**Given material**
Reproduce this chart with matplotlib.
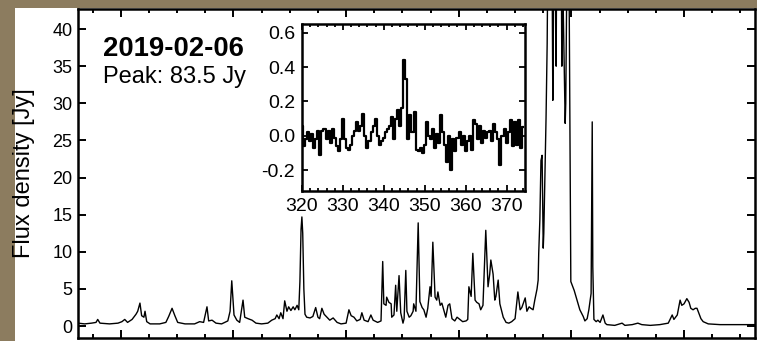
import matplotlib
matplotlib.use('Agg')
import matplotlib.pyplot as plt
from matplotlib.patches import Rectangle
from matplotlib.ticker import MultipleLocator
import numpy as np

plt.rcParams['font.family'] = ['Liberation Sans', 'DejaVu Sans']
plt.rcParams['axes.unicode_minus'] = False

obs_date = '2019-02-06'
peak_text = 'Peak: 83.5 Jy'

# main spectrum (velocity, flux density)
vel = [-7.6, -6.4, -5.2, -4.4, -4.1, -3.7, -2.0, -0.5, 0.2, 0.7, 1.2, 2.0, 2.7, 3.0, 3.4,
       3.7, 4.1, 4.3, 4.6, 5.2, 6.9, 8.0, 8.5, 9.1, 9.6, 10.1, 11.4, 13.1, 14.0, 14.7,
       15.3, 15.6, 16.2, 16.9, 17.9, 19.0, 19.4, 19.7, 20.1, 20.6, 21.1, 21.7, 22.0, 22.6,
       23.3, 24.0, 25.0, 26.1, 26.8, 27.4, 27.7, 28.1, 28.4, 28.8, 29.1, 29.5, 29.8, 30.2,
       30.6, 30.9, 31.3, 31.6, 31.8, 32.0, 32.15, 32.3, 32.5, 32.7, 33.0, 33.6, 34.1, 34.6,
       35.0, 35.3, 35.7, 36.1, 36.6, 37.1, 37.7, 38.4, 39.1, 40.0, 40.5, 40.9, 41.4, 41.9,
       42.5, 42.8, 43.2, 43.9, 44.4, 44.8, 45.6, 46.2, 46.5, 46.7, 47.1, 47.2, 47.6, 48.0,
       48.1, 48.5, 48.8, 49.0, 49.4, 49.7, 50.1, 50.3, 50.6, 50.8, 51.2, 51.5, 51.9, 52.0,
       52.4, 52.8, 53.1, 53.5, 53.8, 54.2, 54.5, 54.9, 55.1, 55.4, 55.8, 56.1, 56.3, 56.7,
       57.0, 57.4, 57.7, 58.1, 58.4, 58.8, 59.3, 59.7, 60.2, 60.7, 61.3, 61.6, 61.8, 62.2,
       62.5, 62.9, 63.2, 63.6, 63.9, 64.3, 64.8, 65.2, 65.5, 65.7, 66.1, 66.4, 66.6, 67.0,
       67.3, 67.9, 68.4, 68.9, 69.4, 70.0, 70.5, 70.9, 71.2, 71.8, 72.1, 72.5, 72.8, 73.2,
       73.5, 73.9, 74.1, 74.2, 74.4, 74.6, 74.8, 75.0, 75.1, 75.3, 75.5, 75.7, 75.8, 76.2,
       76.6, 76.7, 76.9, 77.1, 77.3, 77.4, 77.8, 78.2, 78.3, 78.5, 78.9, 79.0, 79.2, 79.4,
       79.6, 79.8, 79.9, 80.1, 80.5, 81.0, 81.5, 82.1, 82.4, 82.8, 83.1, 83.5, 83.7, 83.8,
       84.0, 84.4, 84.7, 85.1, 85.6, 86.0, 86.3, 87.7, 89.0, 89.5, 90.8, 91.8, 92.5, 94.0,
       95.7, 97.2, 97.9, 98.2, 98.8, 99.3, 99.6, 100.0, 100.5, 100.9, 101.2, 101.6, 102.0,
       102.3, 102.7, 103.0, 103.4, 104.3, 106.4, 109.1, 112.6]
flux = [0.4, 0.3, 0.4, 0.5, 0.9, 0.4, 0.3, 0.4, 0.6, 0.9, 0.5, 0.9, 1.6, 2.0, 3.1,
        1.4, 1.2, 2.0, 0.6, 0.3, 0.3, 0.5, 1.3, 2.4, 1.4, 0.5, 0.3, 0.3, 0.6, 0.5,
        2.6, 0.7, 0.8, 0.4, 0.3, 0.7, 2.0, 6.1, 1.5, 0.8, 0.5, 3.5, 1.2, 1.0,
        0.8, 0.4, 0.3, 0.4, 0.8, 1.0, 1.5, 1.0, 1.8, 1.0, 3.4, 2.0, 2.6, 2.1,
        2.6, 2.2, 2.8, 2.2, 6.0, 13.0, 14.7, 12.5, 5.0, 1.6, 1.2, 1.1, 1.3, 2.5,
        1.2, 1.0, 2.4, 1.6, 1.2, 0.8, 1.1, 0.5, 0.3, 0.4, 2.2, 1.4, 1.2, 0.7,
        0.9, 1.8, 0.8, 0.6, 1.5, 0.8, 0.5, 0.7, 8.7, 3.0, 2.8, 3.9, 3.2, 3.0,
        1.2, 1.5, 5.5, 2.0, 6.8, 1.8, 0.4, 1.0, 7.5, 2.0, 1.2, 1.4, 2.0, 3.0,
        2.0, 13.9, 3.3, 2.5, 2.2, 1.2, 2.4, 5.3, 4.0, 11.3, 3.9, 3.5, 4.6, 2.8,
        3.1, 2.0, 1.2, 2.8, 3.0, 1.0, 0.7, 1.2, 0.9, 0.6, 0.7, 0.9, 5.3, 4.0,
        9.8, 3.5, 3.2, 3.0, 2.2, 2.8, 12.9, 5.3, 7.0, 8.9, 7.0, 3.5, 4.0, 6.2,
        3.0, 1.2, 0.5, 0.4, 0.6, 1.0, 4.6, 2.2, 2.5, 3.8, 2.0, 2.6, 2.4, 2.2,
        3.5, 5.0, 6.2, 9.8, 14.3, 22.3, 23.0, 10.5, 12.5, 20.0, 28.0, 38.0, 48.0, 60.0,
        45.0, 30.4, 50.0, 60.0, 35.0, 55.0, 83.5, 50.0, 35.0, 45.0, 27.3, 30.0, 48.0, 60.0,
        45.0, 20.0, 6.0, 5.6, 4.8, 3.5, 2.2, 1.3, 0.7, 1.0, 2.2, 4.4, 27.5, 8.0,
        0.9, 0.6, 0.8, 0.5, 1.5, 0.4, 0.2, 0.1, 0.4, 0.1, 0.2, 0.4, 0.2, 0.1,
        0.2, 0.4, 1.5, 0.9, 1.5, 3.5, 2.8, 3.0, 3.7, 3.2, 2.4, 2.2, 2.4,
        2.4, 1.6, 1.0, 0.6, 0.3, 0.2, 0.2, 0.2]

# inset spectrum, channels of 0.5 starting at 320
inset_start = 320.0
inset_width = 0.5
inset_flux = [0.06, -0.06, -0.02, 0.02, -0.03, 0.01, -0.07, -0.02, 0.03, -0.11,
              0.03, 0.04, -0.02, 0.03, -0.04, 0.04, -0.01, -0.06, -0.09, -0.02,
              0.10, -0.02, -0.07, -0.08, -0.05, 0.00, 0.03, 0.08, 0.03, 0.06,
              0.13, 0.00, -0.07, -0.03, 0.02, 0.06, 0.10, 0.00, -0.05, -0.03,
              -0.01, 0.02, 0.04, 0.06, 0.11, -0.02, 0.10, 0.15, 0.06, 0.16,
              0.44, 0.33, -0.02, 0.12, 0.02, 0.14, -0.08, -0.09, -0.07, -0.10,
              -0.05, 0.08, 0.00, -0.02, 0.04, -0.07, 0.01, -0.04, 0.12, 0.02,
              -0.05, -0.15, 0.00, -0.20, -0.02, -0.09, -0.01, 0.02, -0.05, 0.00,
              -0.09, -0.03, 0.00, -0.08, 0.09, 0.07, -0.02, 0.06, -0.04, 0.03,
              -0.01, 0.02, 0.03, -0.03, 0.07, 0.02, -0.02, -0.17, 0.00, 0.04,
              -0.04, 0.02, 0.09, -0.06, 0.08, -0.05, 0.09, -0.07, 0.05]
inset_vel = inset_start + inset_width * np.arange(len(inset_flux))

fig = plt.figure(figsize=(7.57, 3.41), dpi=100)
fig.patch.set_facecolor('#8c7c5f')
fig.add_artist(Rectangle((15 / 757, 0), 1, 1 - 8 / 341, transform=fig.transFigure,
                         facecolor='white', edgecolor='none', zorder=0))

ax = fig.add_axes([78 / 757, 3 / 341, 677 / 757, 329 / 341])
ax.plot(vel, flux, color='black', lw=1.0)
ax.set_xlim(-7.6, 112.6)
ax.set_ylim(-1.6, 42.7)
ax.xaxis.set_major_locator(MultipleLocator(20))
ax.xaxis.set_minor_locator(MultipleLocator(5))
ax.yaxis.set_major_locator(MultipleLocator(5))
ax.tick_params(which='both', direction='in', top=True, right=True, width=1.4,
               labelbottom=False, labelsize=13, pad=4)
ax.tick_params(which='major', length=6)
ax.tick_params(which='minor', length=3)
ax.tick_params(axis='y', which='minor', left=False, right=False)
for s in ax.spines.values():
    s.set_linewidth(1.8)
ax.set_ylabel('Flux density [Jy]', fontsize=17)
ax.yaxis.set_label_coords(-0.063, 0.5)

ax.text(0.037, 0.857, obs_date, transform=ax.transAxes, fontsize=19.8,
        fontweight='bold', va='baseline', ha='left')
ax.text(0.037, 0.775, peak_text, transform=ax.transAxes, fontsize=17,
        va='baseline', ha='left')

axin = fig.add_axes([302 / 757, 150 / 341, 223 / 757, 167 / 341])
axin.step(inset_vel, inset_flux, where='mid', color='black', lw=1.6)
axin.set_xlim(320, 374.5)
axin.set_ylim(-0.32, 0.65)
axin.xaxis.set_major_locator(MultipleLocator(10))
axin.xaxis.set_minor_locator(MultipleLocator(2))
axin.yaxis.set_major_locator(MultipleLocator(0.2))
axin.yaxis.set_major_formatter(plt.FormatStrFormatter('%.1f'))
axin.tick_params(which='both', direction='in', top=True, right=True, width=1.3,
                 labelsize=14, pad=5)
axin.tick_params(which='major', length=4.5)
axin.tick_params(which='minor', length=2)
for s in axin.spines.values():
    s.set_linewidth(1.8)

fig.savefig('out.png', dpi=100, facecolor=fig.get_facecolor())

**What the task requires**
Reproduce the material above from its first line through the line containing "peak_text = 'Peak: 83.5 Jy'", both ends included, and skip every picture.

**Correct output**
Reproduce this chart with matplotlib.
import matplotlib
matplotlib.use('Agg')
import matplotlib.pyplot as plt
from matplotlib.patches import Rectangle
from matplotlib.ticker import MultipleLocator
import numpy as np

plt.rcParams['font.family'] = ['Liberation Sans', 'DejaVu Sans']
plt.rcParams['axes.unicode_minus'] = False

obs_date = '2019-02-06'
peak_text = 'Peak: 83.5 Jy'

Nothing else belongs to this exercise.